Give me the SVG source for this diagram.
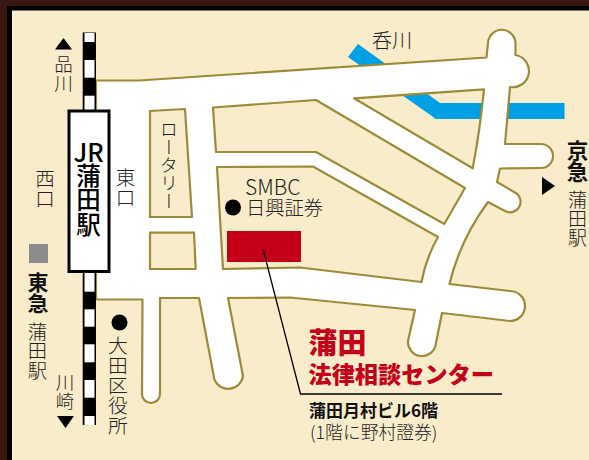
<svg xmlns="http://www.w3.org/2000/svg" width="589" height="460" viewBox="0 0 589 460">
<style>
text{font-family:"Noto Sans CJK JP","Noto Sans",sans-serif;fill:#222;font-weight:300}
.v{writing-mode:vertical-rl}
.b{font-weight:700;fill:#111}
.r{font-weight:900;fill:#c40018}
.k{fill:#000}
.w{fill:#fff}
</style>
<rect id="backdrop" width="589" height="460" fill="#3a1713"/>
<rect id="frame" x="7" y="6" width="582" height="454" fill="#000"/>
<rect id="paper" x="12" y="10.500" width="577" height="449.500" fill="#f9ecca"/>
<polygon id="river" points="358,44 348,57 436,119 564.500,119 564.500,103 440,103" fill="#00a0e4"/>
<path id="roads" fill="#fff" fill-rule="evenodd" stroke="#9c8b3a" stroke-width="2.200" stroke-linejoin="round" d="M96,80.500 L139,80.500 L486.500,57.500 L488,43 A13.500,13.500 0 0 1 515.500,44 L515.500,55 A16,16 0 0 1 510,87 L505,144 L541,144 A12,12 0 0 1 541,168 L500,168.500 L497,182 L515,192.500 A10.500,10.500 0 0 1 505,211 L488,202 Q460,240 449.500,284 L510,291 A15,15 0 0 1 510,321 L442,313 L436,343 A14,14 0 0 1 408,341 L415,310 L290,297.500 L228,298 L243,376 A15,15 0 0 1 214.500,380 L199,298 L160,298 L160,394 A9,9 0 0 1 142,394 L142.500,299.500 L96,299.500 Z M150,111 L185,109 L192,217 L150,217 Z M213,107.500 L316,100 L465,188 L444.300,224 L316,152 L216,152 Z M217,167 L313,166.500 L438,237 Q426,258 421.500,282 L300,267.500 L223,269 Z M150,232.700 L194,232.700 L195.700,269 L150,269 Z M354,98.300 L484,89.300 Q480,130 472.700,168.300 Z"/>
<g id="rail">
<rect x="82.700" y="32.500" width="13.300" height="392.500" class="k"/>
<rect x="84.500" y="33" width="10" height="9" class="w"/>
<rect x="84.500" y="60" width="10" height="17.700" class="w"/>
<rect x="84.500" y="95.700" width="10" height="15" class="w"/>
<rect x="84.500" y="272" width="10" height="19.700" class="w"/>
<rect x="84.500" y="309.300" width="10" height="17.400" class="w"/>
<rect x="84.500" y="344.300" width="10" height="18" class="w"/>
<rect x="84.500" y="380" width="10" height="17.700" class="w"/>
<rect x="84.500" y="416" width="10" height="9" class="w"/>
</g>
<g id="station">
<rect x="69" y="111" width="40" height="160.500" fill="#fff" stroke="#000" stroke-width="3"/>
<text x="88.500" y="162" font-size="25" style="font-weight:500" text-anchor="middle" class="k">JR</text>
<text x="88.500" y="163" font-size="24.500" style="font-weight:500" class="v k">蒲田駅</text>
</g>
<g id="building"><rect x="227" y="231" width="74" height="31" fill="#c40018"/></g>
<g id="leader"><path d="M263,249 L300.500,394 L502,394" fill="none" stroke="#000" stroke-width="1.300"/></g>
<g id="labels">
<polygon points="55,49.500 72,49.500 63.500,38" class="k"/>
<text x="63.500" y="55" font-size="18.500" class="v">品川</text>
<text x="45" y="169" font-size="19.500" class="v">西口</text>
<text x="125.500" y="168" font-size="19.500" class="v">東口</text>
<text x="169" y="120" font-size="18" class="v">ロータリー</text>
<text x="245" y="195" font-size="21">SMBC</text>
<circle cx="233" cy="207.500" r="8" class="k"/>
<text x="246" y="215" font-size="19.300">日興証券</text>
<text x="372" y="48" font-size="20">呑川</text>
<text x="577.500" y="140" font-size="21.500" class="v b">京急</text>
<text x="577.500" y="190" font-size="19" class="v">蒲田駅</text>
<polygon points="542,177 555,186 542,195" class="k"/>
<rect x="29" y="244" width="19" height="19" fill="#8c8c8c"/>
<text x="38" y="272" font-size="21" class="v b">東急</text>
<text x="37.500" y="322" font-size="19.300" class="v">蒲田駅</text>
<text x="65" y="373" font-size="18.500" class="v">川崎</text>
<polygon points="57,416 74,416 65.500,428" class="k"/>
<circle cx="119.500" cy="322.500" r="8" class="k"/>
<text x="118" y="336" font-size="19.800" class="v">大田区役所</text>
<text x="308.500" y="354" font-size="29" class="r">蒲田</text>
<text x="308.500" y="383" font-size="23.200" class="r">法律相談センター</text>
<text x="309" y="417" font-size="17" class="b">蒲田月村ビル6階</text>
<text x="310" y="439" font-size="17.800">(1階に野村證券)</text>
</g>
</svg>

Requirements | Copy the listing in full and without alteration, omitting every picture.

Exercise solution |
Give me the SVG source for this diagram.
<svg xmlns="http://www.w3.org/2000/svg" width="589" height="460" viewBox="0 0 589 460">
<style>
text{font-family:"Noto Sans CJK JP","Noto Sans",sans-serif;fill:#222;font-weight:300}
.v{writing-mode:vertical-rl}
.b{font-weight:700;fill:#111}
.r{font-weight:900;fill:#c40018}
.k{fill:#000}
.w{fill:#fff}
</style>
<rect id="backdrop" width="589" height="460" fill="#3a1713"/>
<rect id="frame" x="7" y="6" width="582" height="454" fill="#000"/>
<rect id="paper" x="12" y="10.500" width="577" height="449.500" fill="#f9ecca"/>
<polygon id="river" points="358,44 348,57 436,119 564.500,119 564.500,103 440,103" fill="#00a0e4"/>
<path id="roads" fill="#fff" fill-rule="evenodd" stroke="#9c8b3a" stroke-width="2.200" stroke-linejoin="round" d="M96,80.500 L139,80.500 L486.500,57.500 L488,43 A13.500,13.500 0 0 1 515.500,44 L515.500,55 A16,16 0 0 1 510,87 L505,144 L541,144 A12,12 0 0 1 541,168 L500,168.500 L497,182 L515,192.500 A10.500,10.500 0 0 1 505,211 L488,202 Q460,240 449.500,284 L510,291 A15,15 0 0 1 510,321 L442,313 L436,343 A14,14 0 0 1 408,341 L415,310 L290,297.500 L228,298 L243,376 A15,15 0 0 1 214.500,380 L199,298 L160,298 L160,394 A9,9 0 0 1 142,394 L142.500,299.500 L96,299.500 Z M150,111 L185,109 L192,217 L150,217 Z M213,107.500 L316,100 L465,188 L444.300,224 L316,152 L216,152 Z M217,167 L313,166.500 L438,237 Q426,258 421.500,282 L300,267.500 L223,269 Z M150,232.700 L194,232.700 L195.700,269 L150,269 Z M354,98.300 L484,89.300 Q480,130 472.700,168.300 Z"/>
<g id="rail">
<rect x="82.700" y="32.500" width="13.300" height="392.500" class="k"/>
<rect x="84.500" y="33" width="10" height="9" class="w"/>
<rect x="84.500" y="60" width="10" height="17.700" class="w"/>
<rect x="84.500" y="95.700" width="10" height="15" class="w"/>
<rect x="84.500" y="272" width="10" height="19.700" class="w"/>
<rect x="84.500" y="309.300" width="10" height="17.400" class="w"/>
<rect x="84.500" y="344.300" width="10" height="18" class="w"/>
<rect x="84.500" y="380" width="10" height="17.700" class="w"/>
<rect x="84.500" y="416" width="10" height="9" class="w"/>
</g>
<g id="station">
<rect x="69" y="111" width="40" height="160.500" fill="#fff" stroke="#000" stroke-width="3"/>
<text x="88.500" y="162" font-size="25" style="font-weight:500" text-anchor="middle" class="k">JR</text>
<text x="88.500" y="163" font-size="24.500" style="font-weight:500" class="v k">蒲田駅</text>
</g>
<g id="building"><rect x="227" y="231" width="74" height="31" fill="#c40018"/></g>
<g id="leader"><path d="M263,249 L300.500,394 L502,394" fill="none" stroke="#000" stroke-width="1.300"/></g>
<g id="labels">
<polygon points="55,49.500 72,49.500 63.500,38" class="k"/>
<text x="63.500" y="55" font-size="18.500" class="v">品川</text>
<text x="45" y="169" font-size="19.500" class="v">西口</text>
<text x="125.500" y="168" font-size="19.500" class="v">東口</text>
<text x="169" y="120" font-size="18" class="v">ロータリー</text>
<text x="245" y="195" font-size="21">SMBC</text>
<circle cx="233" cy="207.500" r="8" class="k"/>
<text x="246" y="215" font-size="19.300">日興証券</text>
<text x="372" y="48" font-size="20">呑川</text>
<text x="577.500" y="140" font-size="21.500" class="v b">京急</text>
<text x="577.500" y="190" font-size="19" class="v">蒲田駅</text>
<polygon points="542,177 555,186 542,195" class="k"/>
<rect x="29" y="244" width="19" height="19" fill="#8c8c8c"/>
<text x="38" y="272" font-size="21" class="v b">東急</text>
<text x="37.500" y="322" font-size="19.300" class="v">蒲田駅</text>
<text x="65" y="373" font-size="18.500" class="v">川崎</text>
<polygon points="57,416 74,416 65.500,428" class="k"/>
<circle cx="119.500" cy="322.500" r="8" class="k"/>
<text x="118" y="336" font-size="19.800" class="v">大田区役所</text>
<text x="308.500" y="354" font-size="29" class="r">蒲田</text>
<text x="308.500" y="383" font-size="23.200" class="r">法律相談センター</text>
<text x="309" y="417" font-size="17" class="b">蒲田月村ビル6階</text>
<text x="310" y="439" font-size="17.800">(1階に野村證券)</text>
</g>
</svg>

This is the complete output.